Zdaniem Rostowskiego bycie w strefie euro jest znacznie bardziej wymagające, niż ludzie sądzili jeszcze 5-10 lat temu i dlatego trzeba być do tego dobrze przygotowanym. Chodzi o większą konkurencyjność i lepszy stan finansów publicznych. "Musimy pójść trochę dalej niż tylko wypełnienie kryteriów z Traktatu z Maastricht" - podkreślił.
Jak dodał, czułby się bezpiecznie, gdyby Polska przystępując do strefy euro miała relację długu publicznego do PKB na poziomie 40 proc. i była w grupie krajów z relatywnie niskim bezrobociem.

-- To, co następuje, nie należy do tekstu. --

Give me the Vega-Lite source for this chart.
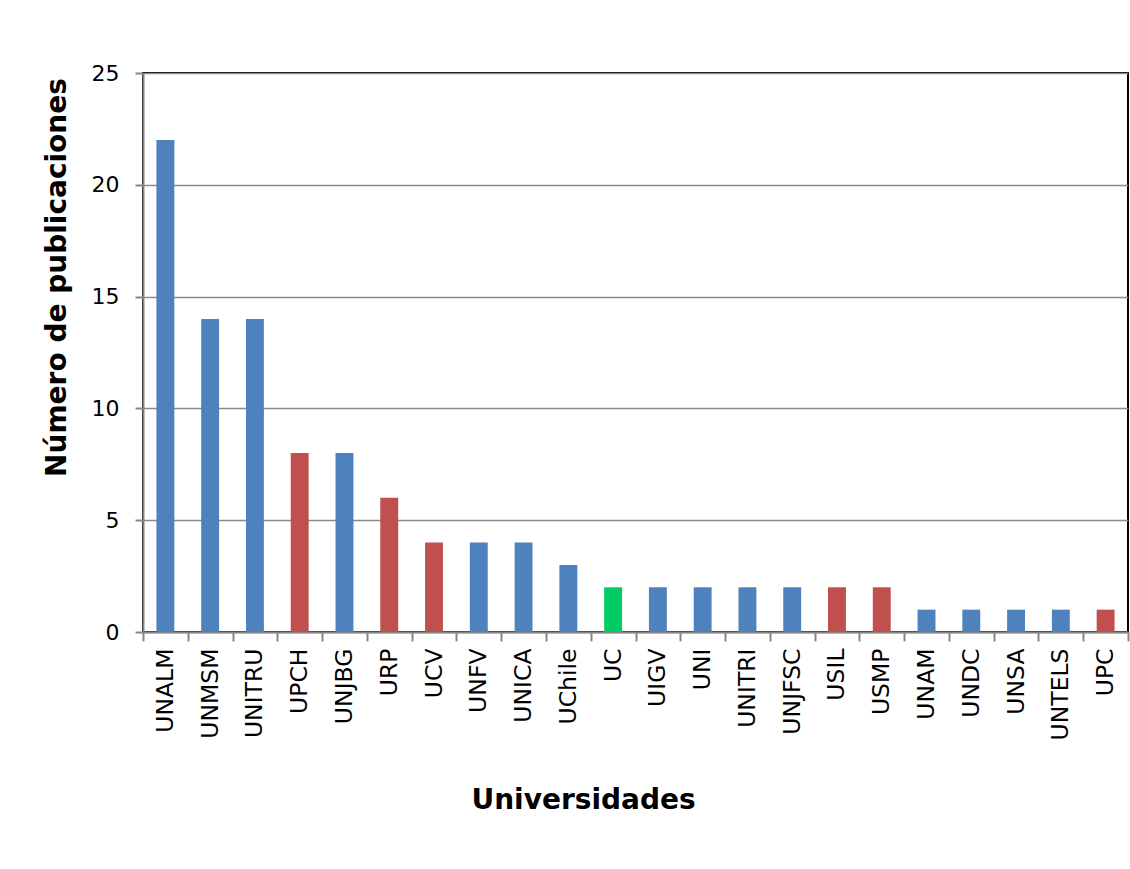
{
  "$schema": "https://vega.github.io/schema/vega-lite/v6.json",
  "autosize": "none",
  "width": 985,
  "height": 559,
  "padding": {"left": 143, "top": 73, "right": 2, "bottom": 237},
  "background": "white",
  "data": {
    "values": [
      {"universidad": "UNALM", "publicaciones": 22, "grupo": "A"},
      {"universidad": "UNMSM", "publicaciones": 14, "grupo": "A"},
      {"universidad": "UNITRU", "publicaciones": 14, "grupo": "A"},
      {"universidad": "UPCH", "publicaciones": 8, "grupo": "B"},
      {"universidad": "UNJBG", "publicaciones": 8, "grupo": "A"},
      {"universidad": "URP", "publicaciones": 6, "grupo": "B"},
      {"universidad": "UCV", "publicaciones": 4, "grupo": "B"},
      {"universidad": "UNFV", "publicaciones": 4, "grupo": "A"},
      {"universidad": "UNICA", "publicaciones": 4, "grupo": "A"},
      {"universidad": "UChile", "publicaciones": 3, "grupo": "A"},
      {"universidad": "UC", "publicaciones": 2, "grupo": "C"},
      {"universidad": "UIGV", "publicaciones": 2, "grupo": "A"},
      {"universidad": "UNI", "publicaciones": 2, "grupo": "A"},
      {"universidad": "UNITRI", "publicaciones": 2, "grupo": "A"},
      {"universidad": "UNJFSC", "publicaciones": 2, "grupo": "A"},
      {"universidad": "USIL", "publicaciones": 2, "grupo": "B"},
      {"universidad": "USMP", "publicaciones": 2, "grupo": "B"},
      {"universidad": "UNAM", "publicaciones": 1, "grupo": "A"},
      {"universidad": "UNDC", "publicaciones": 1, "grupo": "A"},
      {"universidad": "UNSA", "publicaciones": 1, "grupo": "A"},
      {"universidad": "UNTELS", "publicaciones": 1, "grupo": "A"},
      {"universidad": "UPC", "publicaciones": 1, "grupo": "B"}
    ]
  },
  "mark": {"type": "bar", "width": {"band": 0.4}},
  "encoding": {
    "x": {
      "field": "universidad",
      "type": "nominal",
      "sort": null,
      "scale": {"paddingInner": 0, "paddingOuter": 0},
      "axis": {
        "title": "Universidades",
        "titleFont": "DejaVu Sans",
        "titleFontSize": 28,
        "titleFontWeight": "bold",
        "titleColor": "black",
        "titleX": 440,
        "titleY": 168,
        "titleBaseline": "middle",
        "titleAlign": "center",
        "labelAngle": -90,
        "labelAlign": "right",
        "labelBaseline": "middle",
        "labelFont": "DejaVu Sans",
        "labelFontSize": 23.5,
        "labelColor": "black",
        "labelPadding": 7,
        "tickBand": "extent",
        "tickSize": 9,
        "tickColor": "#868686",
        "tickWidth": 2,
        "domainColor": "#868686",
        "domainWidth": 2,
        "grid": false
      }
    },
    "y": {
      "field": "publicaciones",
      "type": "quantitative",
      "scale": {"domain": [0, 25], "nice": false},
      "axis": {
        "title": "Número de publicaciones",
        "titleFont": "DejaVu Sans",
        "titleFontSize": 28,
        "titleFontWeight": "bold",
        "titleColor": "black",
        "titleAngle": -90,
        "titleX": -86,
        "titleY": 204,
        "titleBaseline": "middle",
        "titleAlign": "center",
        "values": [0, 5, 10, 15, 20, 25],
        "labelFont": "DejaVu Sans",
        "labelFontSize": 22,
        "labelColor": "black",
        "labelPadding": 16,
        "tickSize": 8,
        "tickColor": "#868686",
        "tickWidth": 2,
        "domainColor": "#868686",
        "domainWidth": 2,
        "grid": true,
        "gridColor": "#8a8a8a",
        "gridWidth": 1.5
      }
    },
    "color": {
      "field": "grupo",
      "type": "nominal",
      "scale": {"domain": ["A", "B", "C"], "range": ["#4F81BD", "#C0504D", "#00CC66"]},
      "legend": null
    }
  },
  "config": {
    "view": {"stroke": "black", "strokeWidth": 2}
  }
}
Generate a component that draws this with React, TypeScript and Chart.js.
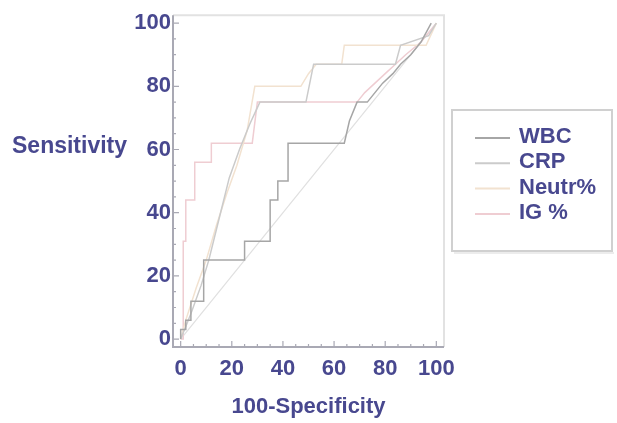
import React, { useEffect, useRef } from 'react';
import { Chart, registerables } from 'chart.js';

Chart.register(...registerables);

// ---- data ----
const seriesNames = ['WBC', 'CRP', 'Neutr%', 'IG %'];
const seriesColors = ['#a6a6a6', '#cbcbcb', '#f2e2d0', '#efcdd2'];

const wbcX = [0, 0, 2, 2, 4, 4, 9, 9, 25, 25, 35, 35, 38, 38, 42, 42, 64, 66, 69, 73, 76, 79, 83, 86, 90, 94, 98];
const wbcY = [0, 3, 3, 6, 6, 12, 12, 25, 25, 31, 31, 44, 44, 50, 50, 62, 62, 69, 75, 75, 78, 81, 84, 87, 90, 94, 100];

const crpX = [0, 4, 8, 11, 15, 19, 23, 27, 31, 49, 52, 84, 86, 97, 100];
const crpY = [0, 8, 17, 25, 38, 51, 60, 68, 75, 75, 87, 87, 93, 96, 100];

const neutrX = [0, 2, 6, 10, 14, 18, 22, 26, 29, 47, 50, 53, 63, 64, 96, 100];
const neutrY = [0, 6, 16, 25, 36, 46, 55, 66, 80, 80, 84, 87, 87, 93, 93, 100];

const igX = [0, 1, 1, 2, 2, 5.5, 5.5, 12, 12, 28, 30, 69, 72, 76, 80, 84, 88, 94, 100];
const igY = [0, 0, 31, 31, 44, 44, 56, 56, 62, 62, 75, 75, 78, 81, 84, 87, 90, 94, 100];

const diagX = [0, 100];
const diagY = [0, 100];

const tickValues = [0, 20, 40, 60, 80, 100];
const xTitle = '100-Specificity';
const yTitle = 'Sensitivity';

const TEXT_COLOR = '#48488f';
const FONT_FAMILY = 'Arial, "Liberation Sans", sans-serif';

const toPoints = (xs: number[], ys: number[]) => xs.map((x, i) => ({ x, y: ys[i] }));

const framePlugin = {
  id: 'frame',
  beforeDatasetsDraw(chart: any) {
    const { ctx, chartArea, scales } = chart;
    const { left, right, top, bottom } = chartArea;
    const xs = scales.x;
    const ys = scales.y;
    ctx.save();
    ctx.strokeStyle = '#e2e2e2';
    ctx.lineWidth = 2;
    ctx.beginPath();
    ctx.moveTo(left, top);
    ctx.lineTo(right, top);
    ctx.lineTo(right, bottom);
    ctx.stroke();

    ctx.strokeStyle = '#a9a9b4';
    ctx.lineWidth = 2;
    ctx.beginPath();
    ctx.moveTo(left, top);
    ctx.lineTo(left, bottom);
    ctx.lineTo(right, bottom);
    ctx.stroke();

    ctx.lineWidth = 1.2;
    ctx.beginPath();
    for (let v = 0; v <= 100; v += 5) {
      const len = v % 20 === 0 ? 6 : 3;
      const px = xs.getPixelForValue(v);
      ctx.moveTo(px, bottom);
      ctx.lineTo(px, bottom - len);
      const py = ys.getPixelForValue(v);
      ctx.moveTo(left, py);
      ctx.lineTo(left + len, py);
    }
    ctx.stroke();
    ctx.restore();
  },
  afterDraw(chart: any) {
    const { ctx } = chart;
    ctx.save();
    // y-axis title, horizontal
    ctx.fillStyle = TEXT_COLOR;
    ctx.font = `bold 23px ${FONT_FAMILY}`;
    ctx.textAlign = 'left';
    ctx.textBaseline = 'alphabetic';
    ctx.fillText(yTitle, 12, 153);

    // legend box
    const bx = 452, by = 110, bw = 160, bh = 141;
    ctx.strokeStyle = '#d0d0d0';
    ctx.lineWidth = 2;
    ctx.strokeRect(bx, by, bw, bh);
    ctx.strokeStyle = '#ececec';
    ctx.lineWidth = 2;
    ctx.beginPath();
    ctx.moveTo(bx + 2, by + bh + 2);
    ctx.lineTo(bx + bw + 2, by + bh + 2);
    ctx.stroke();

    ctx.font = `bold 22px ${FONT_FAMILY}`;
    ctx.textBaseline = 'middle';
    chart.data.datasets.forEach((ds: any, i: number) => {
      if (!ds.label) return;
      const yy = 137 + i * 25.3;
      ctx.strokeStyle = ds.borderColor;
      ctx.lineWidth = 2;
      ctx.beginPath();
      ctx.moveTo(475, yy + 1);
      ctx.lineTo(510, yy + 1);
      ctx.stroke();
      ctx.fillStyle = TEXT_COLOR;
      ctx.fillText(ds.label, 519, yy);
    });
    ctx.restore();
  },
};

export default function App() {
  const ref = useRef<HTMLCanvasElement | null>(null);

  useEffect(() => {
    document.body.style.margin = '0';
    const canvas = ref.current;
    if (!canvas) return;
    const lists = [
      [wbcX, wbcY],
      [crpX, crpY],
      [neutrX, neutrY],
      [igX, igY],
    ];
    const datasets: any[] = lists.map(([xs, ys], i) => ({
      label: seriesNames[i],
      data: toPoints(xs, ys),
      borderColor: seriesColors[i],
      backgroundColor: seriesColors[i],
      borderWidth: 1.5,
      pointRadius: 0,
      tension: 0,
      fill: false,
    }));
    datasets.push({
      label: '',
      data: toPoints(diagX, diagY),
      borderColor: '#e0e0e0',
      borderWidth: 1.2,
      pointRadius: 0,
      tension: 0,
      fill: false,
      order: 10,
    });

    const tickFont = { family: FONT_FAMILY, size: 22, weight: 'bold' as const };
    const chart = new Chart(canvas, {
      type: 'line',
      data: { datasets },
      options: {
        animation: false,
        responsive: false,
        maintainAspectRatio: false,
        parsing: false,
        layout: { padding: { left: 133, right: 173, top: 14, bottom: 0 } },
        plugins: { legend: { display: false }, tooltip: { enabled: false } },
        scales: {
          x: {
            type: 'linear',
            min: -3,
            max: 103,
            afterBuildTicks: (s: any) => {
              s.ticks = tickValues.map((v) => ({ value: v }));
            },
            afterFit: (s: any) => {
              s.height = 76;
            },
            grid: { display: false, drawTicks: false },
            border: { display: false },
            ticks: { font: tickFont, color: TEXT_COLOR, padding: 9, maxRotation: 0, autoSkip: false },
            title: {
              display: true,
              text: xTitle,
              font: { family: FONT_FAMILY, size: 22, weight: 'bold' },
              color: TEXT_COLOR,
              padding: { top: 0, bottom: 3 },
            },
          },
          y: {
            type: 'linear',
            min: -2.5,
            max: 102.5,
            afterBuildTicks: (s: any) => {
              s.ticks = tickValues.map((v) => ({ value: v }));
            },
            afterFit: (s: any) => {
              s.width = 40;
            },
            grid: { display: false, drawTicks: false },
            border: { display: false },
            ticks: { font: tickFont, color: TEXT_COLOR, padding: 2, autoSkip: false },
          },
        },
      } as any,
      plugins: [framePlugin],
    });
    return () => chart.destroy();
  }, []);

  return (
    <div style={{ position: 'fixed', left: 0, top: 0, width: 617, height: 423, background: '#fff' }}>
      <canvas ref={ref} width={617} height={423} style={{ display: 'block' }} />
    </div>
  );
}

Zdaniem szefa eurogrupy Polska nie musi się spieszyć z wejściem do strefy euro. "Zarówno przed strefą euro, jak przed Polską są jeszcze pewne rzeczy do zrealizowania - wzmocnienie gospodarek, reformy, (...) wzmocnienie mechanizmów zarządzania i współpracy gospodarczej" - powiedział dziennikarzom Dijsselbloem. "Polska powinna być w sercu Europy i jest w sercu Europy - nie tylko geograficznie, ale politycznie i gospodarczo" - dodał. Dijsselbloem ocenił również, że w strefie euro obserwowana jest stopniowa poprawa sytuacji gospodarczej.